The Coal Trader

Data Center/AI Load Growth Could Threaten Grid Reliability: Conference Board Report

The increasing electricity demand from data centers, driven by the rise of AI technologies, could significantly threaten grid reliability in the United States, according to a recent report by the Conference Board. While AI tools promise future efficiencies in electricity generation, storage, transmission, and use, the near-term surge in AI demand may hinder the energy transition to a net-zero system.

The Conference Board’s May 30 report highlights the potential doubling of electricity demand from data centers over the next decade, posing operational risks to other businesses and threatening grid reliability. This anticipated growth is due to limited grid and transformer capacity, along with lengthy permitting and interconnection timelines for new generation and transmission projects.

Alexander Heil, senior economist at the Conference Board, and Ivan Pollard, leader for the Conference Board’s Marketing and Communications Center, noted that global energy consumption from data centers, including AI and cryptocurrency mining, could jump from 460 TWh in 2022 to over 1,000 TWh by 2026, based on an International Energy Agency projection.

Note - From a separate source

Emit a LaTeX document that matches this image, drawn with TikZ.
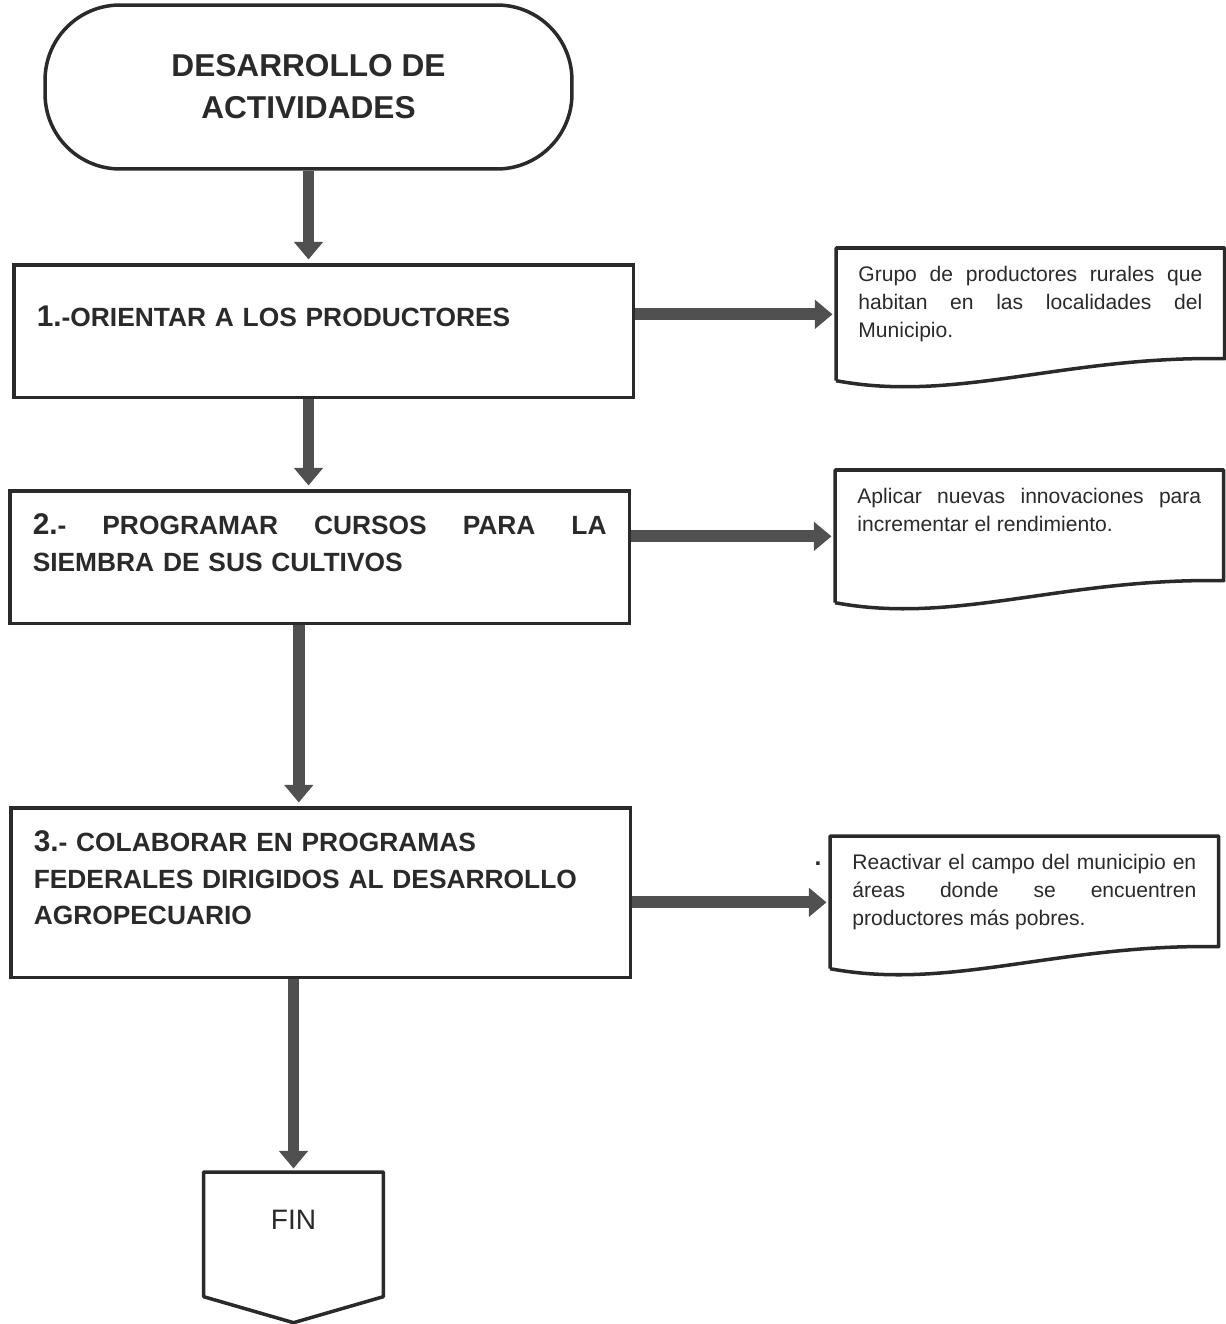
\documentclass[tikz,border=0pt]{standalone}
\usepackage{fontspec}
\setmainfont{Liberation Sans}
\usepackage{tikz}
\usetikzlibrary{calc,arrows.meta}

\definecolor{ink}{HTML}{2A2A2A}
\definecolor{arrowgray}{HTML}{505050}

\newcommand{\numsz}{\fontsize{17}{21}\selectfont}
\newcommand{\jline}[2][\hsize]{\makebox[#1][s]{\spaceskip=0pt\xspaceskip=0pt\relax #2}}

\tikzset{
	startstop/.style={draw=ink, line width=2pt, rounded corners=1.5cm, minimum width=10.54cm, minimum height=3.28cm, align=center, text=ink, font=\bfseries\fontsize{18}{24}\selectfont},
	process/.style={draw=ink, line width=2pt, anchor=north west, text width=11.48cm, inner xsep=0.46cm, minimum height=2.66cm, align=left, text depth=0.6cm, text=ink, font=\bfseries\fontsize{15}{21}\selectfont},
	docbox/.style={anchor=north west, inner xsep=0.44cm, inner ysep=0.26cm, text=ink, font=\fontsize{12}{16}\selectfont},
	docline/.style={draw=ink, line width=2pt, line join=round},
	endbox/.style={anchor=north, minimum width=3.58cm, minimum height=2.48cm, text depth=0.6cm, text=ink, font=\fontsize{16}{20}\selectfont},
	flow/.style={draw=arrowgray, line width=6.8pt, -{Triangle[width=16pt,length=10pt]}, shorten >=2pt}
}

\begin{document}
\begin{tikzpicture}[x=0.02cm, y=0.02cm]
	\useasboundingbox (0,0) rectangle (1225,-1324);

	%start
	\node[startstop] (term) at (308.5,-87) {DESARROLLO DE\\ACTIVIDADES};

	%steps
	\node[process] (box1) at (12,-263) {{\numsz 1.}-ORIENTAR A LOS PRODUCTORES};
	\node[process, text depth=1.34cm] (box2) at (8,-489) {\jline[11.48cm]{{\numsz 2.}- PROGRAMAR CURSOS PARA LA}\\SIEMBRA DE SUS CULTIVOS};
	\node[process, minimum height=3.4cm, text depth=2.08cm] (box3) at (9,-806) {{\numsz 3.}- COLABORAR EN PROGRAMAS\\FEDERALES DIRIGIDOS AL DESARROLLO\\AGROPECUARIO};

	%documents - text
	\node[docbox] (doc1) at (836,-248) {\parbox[c][2.12cm][t]{6.88cm}{\strut\jline{Grupo de productores rurales que}\\\jline{habitan en las localidades del}\\Municipio.}};
	\node[docbox] (doc2) at (835,-470) {\parbox[c][2.12cm][t]{6.88cm}{\strut\jline{Aplicar nuevas innovaciones para}\\incrementar el rendimiento.}};
	\node[docbox] (doc3) at (830,-836) {\parbox[c][2.12cm][t]{6.88cm}{\strut\jline{Reactivar el campo del municipio en}\\\jline{áreas donde se encuentren}\\productores más pobres.}};
	\node[text=ink, font=\bfseries\fontsize{14}{16}\selectfont] (dot) at (818,-864) {.};

	%documents - outline with wavy bottom
	\foreach \d in {doc1,doc2,doc3}
		\draw[docline] (\d.south west) -- (\d.north west) -- (\d.north east) -- ([yshift=0.44cm]\d.south east)
			.. controls ([xshift=-3.2cm,yshift=0.5cm]\d.south east) and ([xshift=2.4cm,yshift=-0.45cm]\d.south west) .. (\d.south west);

	%end
	\node[endbox] (fin) at (293.5,-1172) {FIN};
	\draw[docline] (fin.north west) -- (fin.north east) -- (fin.south east) -- ([yshift=-0.52cm]fin.south) -- (fin.south west) -- cycle;

	%arrows - down
	\draw[flow] (term.south) -- (term.south |- box1.north);
	\draw[flow] (box1.south -| term.south) -- (box2.north -| term.south);
	\draw[flow] ([xshift=3]box2.south -| fin.north) -- ([xshift=3]box3.north -| fin.north);
	\draw[flow] (box3.south -| fin.north) -- (fin.north);

	%arrows - right
	\draw[flow] (box1.east |- doc1.west) -- (doc1.west);
	\draw[flow] (box2.east |- doc2.west) -- (doc2.west);
	\draw[flow] (box3.east |- doc3.west) -- (doc3.west);
\end{tikzpicture}
\end{document}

In the U.S., data centers’ electricity consumption could rise to more than 9% of total generation by 2030, according to the Electric Power Research Institute. Some models predict even more dramatic growth in the next five to six years, said Josh Claman, CEO of Accelsius, a provider of computer chip cooling technology.

High-end predictions for data center energy consumption may seem exaggerated, but they cannot be entirely dismissed, Claman noted. Companies like Accelsius, LiquidStack, and Marathon Digital Holdings are developing efficient cooling systems to address this issue. Cooling currently accounts for about 40% of data centers’ energy consumption. Two-phase liquid chip-cooling systems can reduce server racks’ power consumption by 50% or more, enhancing overall efficiency as data centers transition from air- to water-based cooling.

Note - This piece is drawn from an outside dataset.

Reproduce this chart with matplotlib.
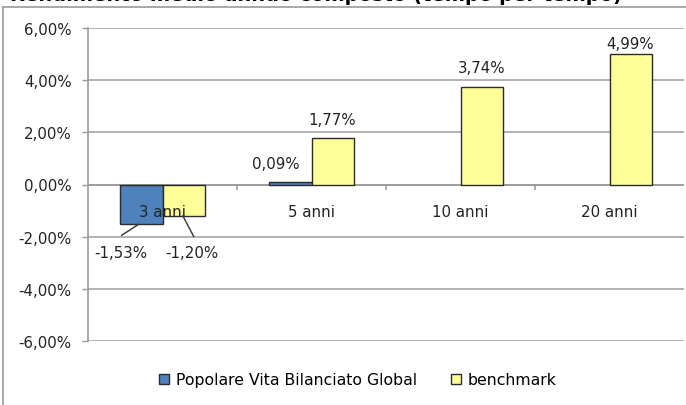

Despite these advancements, the demand for AI could outpace efficiency improvements, sustaining the rapid growth in data centers’ electricity consumption. Potential breakthroughs in silicon-based chip technology or quantum computers could reduce energy demands, but these innovations are likely a decade away from commercialization.

The load growth from data centers could impede progress toward utility, state, and federal net-zero goals. Smaller utilities, unable to quickly deploy renewable generation, may be hardest hit. For example, Oregon’s Umatilla Electric Cooperative saw its carbon emissions quadruple between 2018 and 2021 due to an influx of Amazon data centers.

Utilities lacking adequate renewable capacity risk losing high-load customers with ambitious net-zero goals. Such customers might relocate to areas where their environmental needs can be met. Utilities and data center operators can mitigate this threat by situating facilities near distributed power resources like solar, wind, or nuclear plants to utilize low-carbon energy directly.

The report suggests that AI-driven load growth could benefit the U.S. nuclear industry. Any significant increase in electricity demand from data centers and AI might prioritize nuclear energy as an emissions-free power source. Public Service Enterprise Group is already in talks with data center operators to sell power from its New Jersey nuclear plants.

While AI tools could enhance grid efficiency, the extent to which AI can offset its own load demand increase remains uncertain. More sophisticated AI could lead to efficient electricity generation, storage, delivery, and use, but Heil and Pollard believe conventional solutions like energy efficiency, peak shifting, expedited permitting, and the broader adoption of small nuclear reactors are more immediate measures to offset AI-driven power demand growth.